L’avocate de Charles Garneau, Me Ariane Gagnon-Rocque, accueille favorablement l’arrêt des procédures contre son client ordonné par la Cour supérieure.

Nous sommes très satisfaits de cette décision et du rôle que notre procédure a joué dans la mise en place d’un système de comparution respectant les droits constitutionnels des justiciables québécois, écrit-elle dans un courriel à Radio-Canada.

Le non-respect des délais de comparution ne se limite pas au district judiciaire de Québec. En 2015, les comparutions téléphoniques du dimanche ont été abolies dans tous les districts où elles avaient été implantées.

Recours collectif

Cette interruption est à l'origine d’un recours collectif de 77 millions de dollars intenté par un résident de Gatineau au nom de 11 000 personnes qui ont été arrêtées et maintenues en détention pendant plus de 24 heures depuis le 19 juin 2015.

D’autres requêtes en arrêt des procédures ont été déposées dans plusieurs districts judiciaires du Québec pour non-respect des délais de comparution.

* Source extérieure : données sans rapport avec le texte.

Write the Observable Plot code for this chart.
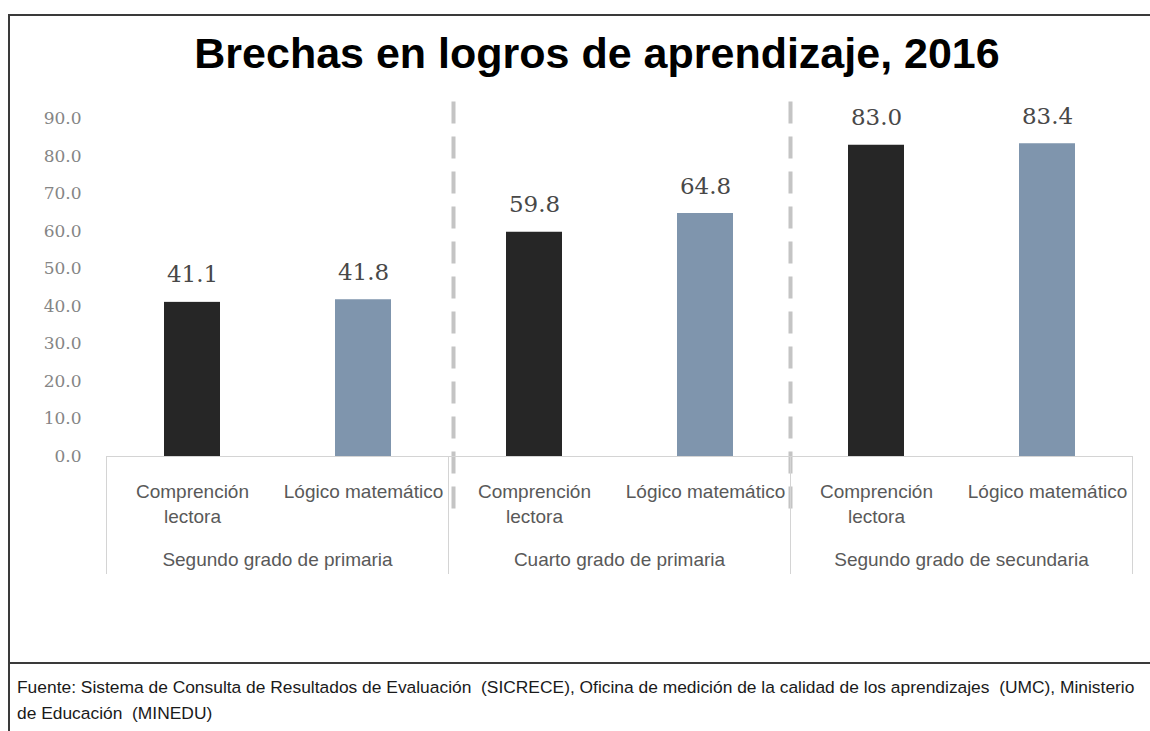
<!DOCTYPE html>
<html>
<head>
<meta charset="utf-8">
<script src="https://cdn.jsdelivr.net/npm/d3@7"></script>
<script src="https://cdn.jsdelivr.net/npm/@observablehq/plot@0.6"></script>
<style>
  html, body { margin: 0; padding: 0; background: #fff; }
  #wrap { position: relative; width: 1150px; height: 731px; overflow: hidden; background: #fff; }
  #box { position: absolute; left: 8px; top: 14px; width: 1160px; height: 740px; border: 2px solid #3a3a3a; box-sizing: border-box; }
  #rule { position: absolute; left: 8px; top: 662px; width: 1150px; height: 2px; background: #3a3a3a; }
  #title { position: absolute; left: 0; top: 31.6px; width: 1194px; text-align: center; font-family: "Liberation Sans", Arial, sans-serif; font-weight: bold; font-size: 43px; line-height: 43px; color: #000; white-space: nowrap; }
  #chart { position: absolute; left: 0; top: 85px; }
  #note { position: absolute; left: 17px; top: 674px; font-family: "Liberation Sans", Arial, sans-serif; font-size: 17.4px; line-height: 26px; color: #1a1a1a; white-space: pre; }
</style>
</head>
<body>
<div id="wrap">
  <div id="box"></div>
  <div id="rule"></div>
  <div id="title">Brechas en logros de aprendizaje, 2016</div>
  <div id="chart"></div>
  <div id="note"></div>
</div>
<script>
// ---- data ----
const groups = ["Segundo grado de primaria", "Cuarto grado de primaria", "Segundo grado de secundaria"];
const categories = ["Comprención lectora", "Lógico matemático"];
const categoryLabels = ["Comprención\nlectora", "Lógico matemático"];
const lectora = [41.1, 59.8, 83.0];
const matematico = [41.8, 64.8, 83.4];
const yTicks = [0, 10, 20, 30, 40, 50, 60, 70, 80, 90];
const barColors = ["#262626", "#7f95ad"];
const noteLines = [
  "Fuente: Sistema de Consulta de Resultados de Evaluación  (SICRECE), Oficina de medición de la calidad de los aprendizajes  (UMC), Ministerio",
  "de Educación  (MINEDU)"
];

const data = groups.flatMap((g, i) => [
  {group: g, cat: categories[0], value: lectora[i]},
  {group: g, cat: categories[1], value: matematico[i]}
]);

const sans = '"Liberation Sans", Arial, sans-serif';
const dashed = {stroke: "#c4c4c4", strokeWidth: 4, strokeDasharray: "18,17", insetTop: -15.5, insetBottom: -67};

const chart = Plot.plot({
  width: 1150,
  height: 500,
  marginLeft: 105,
  marginRight: 17,
  marginTop: 33.5,
  marginBottom: 129,
  style: {background: "transparent", overflow: "visible"},
  fx: {domain: groups, padding: 0, label: null},
  x: {domain: categories, paddingInner: 0.673, paddingOuter: 0.3365, label: null},
  y: {domain: [0, 90], label: null},
  color: {domain: categories, range: barColors},
  marks: [
    Plot.frame({anchor: "left", fx: [groups[1]], dx: 5, ...dashed}),
    Plot.frame({anchor: "left", fx: [groups[2]], ...dashed}),
    Plot.frame({anchor: "left", insetTop: 337.5, insetBottom: -117, stroke: "#d4d4d4"}),
    Plot.frame({anchor: "right", insetTop: 337.5, insetBottom: -117, stroke: "#d4d4d4"}),
    Plot.barY(data, {fx: "group", x: "cat", y: "value", fill: "cat"}),
    Plot.ruleY([0], {stroke: "#d4d4d4"}),
    Plot.text(data, {fx: "group", x: "cat", y: "value", text: d => d.value.toFixed(1), lineAnchor: "bottom", dy: -20, fontSize: 23, fontFamily: "DejaVu Serif", fill: "#484848"}),
    Plot.axisY({ticks: yTicks, tickFormat: d => d.toFixed(1), tickSize: 0, tickPadding: 25, fontSize: 17, fontFamily: "DejaVu Serif", fill: "#858585", label: null}),
    Plot.axisX({tickSize: 0, tickPadding: 23.5, tickFormat: c => categoryLabels[categories.indexOf(c)], fontSize: 19, lineHeight: 1.316, fontFamily: sans, fill: "#595959", label: null}),
    Plot.axisFx({anchor: "bottom", tickSize: 0, tickPadding: 95.5, fontSize: 19, fontFamily: sans, fill: "#595959", label: null})
  ]
});
document.getElementById("chart").appendChild(chart);
document.getElementById("note").textContent = noteLines.join("\n");
</script>
</body>
</html>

Des causes similaires ont été entendues ailleurs au pays. En avril 2018, la Cour provinciale de l’Alberta a ordonné l’arrêt des procédures contre Ryan Reilly, un homme arrêté pour violence conjugale qui a été détenu pendant 36 heures avant de comparaître devant un juge.

Le ministère public albertain a interjeté appel de la décision. En mai 2019, la Cour d’appel de la province a reconnu que les droits de M. Reilly avaient été violés, mais elle a déterminé que l’arrêt des procédures intentées contre lui n’était pas une réparation appropriée.

L’homme d’Edmonton a contesté le jugement rendu en deuxième instance. La Cour suprême du Canada a annoncé en janvier dernier qu’elle entendrait la cause.